We don’t have to wait until election day to turn the corner on this issue. We have the power each day, but especially on this occasion, to fight back against homophobia and define ourselves positively. We do so by the open manner in which we live our lives, by investing in the relationships we cherish and by broadcasting the confidence we gain by living with honesty and pride. None of these things requires the approval of others.

We must also acknowledge that our movement won’t look like those that have come before us. The gay rights movement should look less like the civil rights movement and more like the black consciousness movement. Steve Biko, the martyred South African student leader of that movement, understood that fundamental liberation went beyond politics. Gays, like blacks or any colonized people, must regain control of our consciousness while also seeking political progress. To do so, Biko encouraged the rejection of white-apartheid values and the redefinition of modern black identity.

All of us have been born into a heterosexist society. Our existence is treated to varying degrees as an afterthought or even “an appendage” to straight society. The cycle of heterosexual exclusion begins in the classroom as a child.
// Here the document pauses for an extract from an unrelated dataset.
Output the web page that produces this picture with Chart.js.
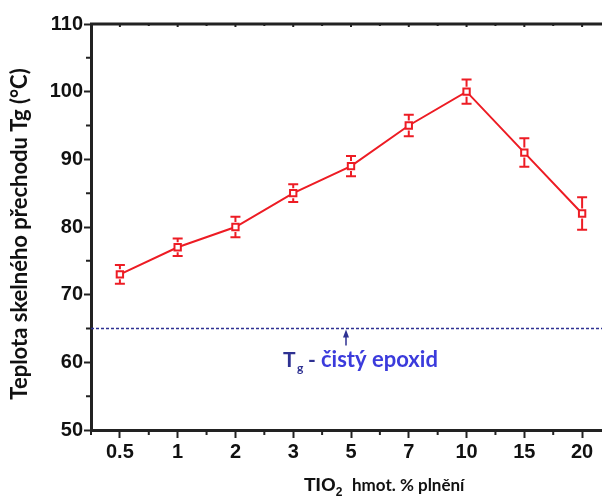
<!DOCTYPE html>
<html>
<head>
<meta charset="utf-8">
<script src="https://cdn.jsdelivr.net/npm/chart.js@4.4.0/dist/chart.umd.min.js"></script>
<style>
  html, body { margin: 0; padding: 0; background: #fff; overflow: hidden; }
  #wrap { width: 620px; height: 500px; }
</style>
</head>
<body>
<div id="wrap"><canvas id="tgChart" width="620" height="500"></canvas></div>
<script>
// data
var fillers = ["0.5", "1", "2", "3", "5", "7", "10", "15", "20"];
var tgValues = [73, 77, 80, 85, 89, 95, 100, 91, 82];
var tgErrors = [1.4, 1.3, 1.5, 1.3, 1.5, 1.6, 1.8, 2.1, 2.4];
var yTicks = [50, 60, 70, 80, 90, 100, 110];
var pureEpoxyTg = 65;

var red = "#ed1c24";
var navy = "#2e3192";

// error bars, minor ticks, top frame, reference line and texts
var extras = {
  id: "extras",
  afterDatasetsDraw: function (chart) {
    var ctx = chart.ctx;
    var xs = chart.scales.x, ys = chart.scales.y;
    var area = chart.chartArea;
    ctx.save();

    // error bars
    ctx.strokeStyle = red;
    ctx.lineWidth = 2;
    tgValues.forEach(function (v, i) {
      var px = xs.getPixelForValue(i);
      var top = ys.getPixelForValue(v + tgErrors[i]);
      var bot = ys.getPixelForValue(v - tgErrors[i]);
      ctx.beginPath();
      ctx.moveTo(px, top); ctx.lineTo(px, ys.getPixelForValue(v) - 5);
      ctx.moveTo(px, bot); ctx.lineTo(px, ys.getPixelForValue(v) + 5);
      ctx.moveTo(px - 5, top); ctx.lineTo(px + 5, top);
      ctx.moveTo(px - 5, bot); ctx.lineTo(px + 5, bot);
      ctx.stroke();
    });

    // dashed reference line
    var yRef = ys.getPixelForValue(pureEpoxyTg);
    ctx.strokeStyle = navy;
    ctx.lineWidth = 1.5;
    ctx.setLineDash([3, 2]);
    ctx.beginPath();
    ctx.moveTo(area.left, yRef);
    ctx.lineTo(area.right, yRef);
    ctx.stroke();
    ctx.setLineDash([]);

    // arrow
    var ax = 346;
    ctx.lineWidth = 1.5;
    ctx.beginPath();
    ctx.moveTo(ax, yRef + 17);
    ctx.lineTo(ax, yRef + 6);
    ctx.stroke();
    ctx.fillStyle = navy;
    ctx.beginPath();
    ctx.moveTo(ax, yRef + 1);
    ctx.lineTo(ax - 3, yRef + 9);
    ctx.lineTo(ax + 3, yRef + 9);
    ctx.closePath();
    ctx.fill();

    // annotation text
    ctx.textBaseline = "alphabetic";
    ctx.textAlign = "left";
    ctx.fillStyle = navy;
    ctx.font = "bold 21px Lato";
    ctx.fillText("T", 283, 367);
    ctx.font = "bold 12px Lato";
    ctx.fillText("g", 297, 372);
    ctx.font = "bold 21px Lato";
    ctx.fillText("-", 308, 367);
    ctx.fillStyle = "#3b3bdc";
    ctx.font = "bold 22px Lato";
    ctx.fillText("čistý epoxid", 321, 367);

    // top frame line
    ctx.strokeStyle = "#222";
    ctx.lineWidth = 3;
    ctx.beginPath();
    ctx.moveTo(area.left - 1, area.top);
    ctx.lineTo(area.right, area.top);
    ctx.stroke();

    // minor ticks on x (between categories) and y (every 5)
    ctx.lineWidth = 2;
    ctx.beginPath();
    for (var i = 0; i <= fillers.length; i++) {
      var mx = xs.getPixelForValue(i - 0.5);
      ctx.moveTo(mx, area.bottom); ctx.lineTo(mx, area.bottom + 5);
      ctx.moveTo(mx, area.top); ctx.lineTo(mx, area.top + 2);
    }
    for (var j = 0; j < fillers.length; j++) {
      var tx = xs.getPixelForValue(j);
      ctx.moveTo(tx, area.top); ctx.lineTo(tx, area.top + 3);
    }
    for (var k = 0; k < yTicks.length - 1; k++) {
      var my = ys.getPixelForValue(yTicks[k] + 5);
      ctx.moveTo(area.left, my); ctx.lineTo(area.left - 5, my);
    }
    ctx.stroke();

    // x axis title with subscript
    ctx.fillStyle = "#111";
    ctx.font = "bold 19px 'Liberation Sans'";
    ctx.fillText("TIO", 304, 491);
    var w = ctx.measureText("TIO").width;
    ctx.font = "bold 12px 'Liberation Sans'";
    ctx.fillText("2", 304 + w, 496);
    ctx.font = "bold 17px Lato";
    ctx.fillText("hmot. % plnění", 352, 491);

    // y axis title
    ctx.save();
    ctx.translate(27, 234);
    ctx.rotate(-Math.PI / 2);
    ctx.textAlign = "center";
    ctx.font = "bold 22px Lato";
    ctx.fillText("Teplota skelného přechodu Tg (°C)", 0, 0);
    ctx.restore();

    ctx.restore();
  }
};

new Chart(document.getElementById("tgChart"), {
  type: "line",
  data: {
    labels: fillers,
    datasets: [{
      data: tgValues,
      borderColor: red,
      borderWidth: 2,
      backgroundColor: "#fff",
      pointStyle: "rect",
      pointRadius: 4.5,
      pointBorderWidth: 2,
      pointBorderColor: red,
      pointBackgroundColor: "#fff",
      tension: 0
    }]
  },
  options: {
    responsive: false,
    animation: false,
    layout: { padding: { left: 0, top: 24, right: 9, bottom: 0 } },
    plugins: {
      legend: { display: false },
      tooltip: { enabled: false }
    },
    scales: {
      x: {
        type: "category",
        offset: true,
        afterFit: function (scale) { scale.height = 70; },
        border: { display: true, color: "#222", width: 3 },
        grid: { display: true, drawOnChartArea: false, tickLength: 8, tickWidth: 2, tickColor: "#222" },
        ticks: {
          color: "#111",
          padding: 2,
          font: { family: "Liberation Sans", weight: "bold", size: 20 },
          maxRotation: 0
        }
      },
      y: {
        min: 50,
        max: 110,
        afterFit: function (scale) { scale.width = 91; },
        afterBuildTicks: function (scale) {
          scale.ticks = yTicks.map(function (v) { return { value: v }; });
        },
        border: { display: true, color: "#222", width: 3 },
        grid: { display: true, drawOnChartArea: false, tickLength: 7, tickWidth: 2, tickColor: "#222" },
        ticks: {
          color: "#111",
          padding: 1,
          font: { family: "Liberation Sans", weight: "bold", size: 20 }
        }
      }
    }
  },
  plugins: [extras]
});
</script>
</body>
</html>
For some, parents or friends reaffirm this at home. It is echoed by our political institutions and rarely challenged in the media.

We must stop aspiring to heterosexual values and outdated constructions of gender roles, families and masculinity — starting today. We must stop applying heterosexual values within our own community and elevating those who conform the most rather than those who live the freest. We can’t accept marriage equality as a reward for good behavior. We must exercise our human rights to marry, to receive fair treatment in the workplace and due process under the law because we are humans, not because some heterosexual institution has paternalistically validated them.

It is imperative that we be honest with our friends and family members about how their words and actions can hurt or uplift their gay loved ones. We must educate everyone we know that the use of “gay” as a slur, whether in public or private, entrenches a repressive homophobic culture. It must become understood that “open-minded” people who let those around them use bigoted language become bigots themselves.

Congratulations are due to those who take the opportunity to come out on National Coming Out Day. You are taking ownership of your life in a new way, with the added confidence of knowing who you are.

But the process doesn’t end here. Coming out is a decision you have to make every day of your life. In your new places of work and study, during your travels, with your doctors and neighbors, members of your Boy Scout troop, church or synagogue and especially with your family members — you will be faced with the challenge of navigating your orientation. No one can prescribe the right balance of privacy and openness and it won’t matter as long as you are being honest to yourself.

There are a lot of ways to come out: by carrying a new attitude or by dropping an old stereotype, by embracing being sexual or choosing not to have sex at all, by showing that morality, flamboyancy and masculinity are not mutually exclusive — but most of all, by being yourself. We need you to be comfortable being who you are. None of our political endeavors can materialize if we don’t fully embrace who we are first.

Daniel Turton is a College senior from Winter Springs, Fla.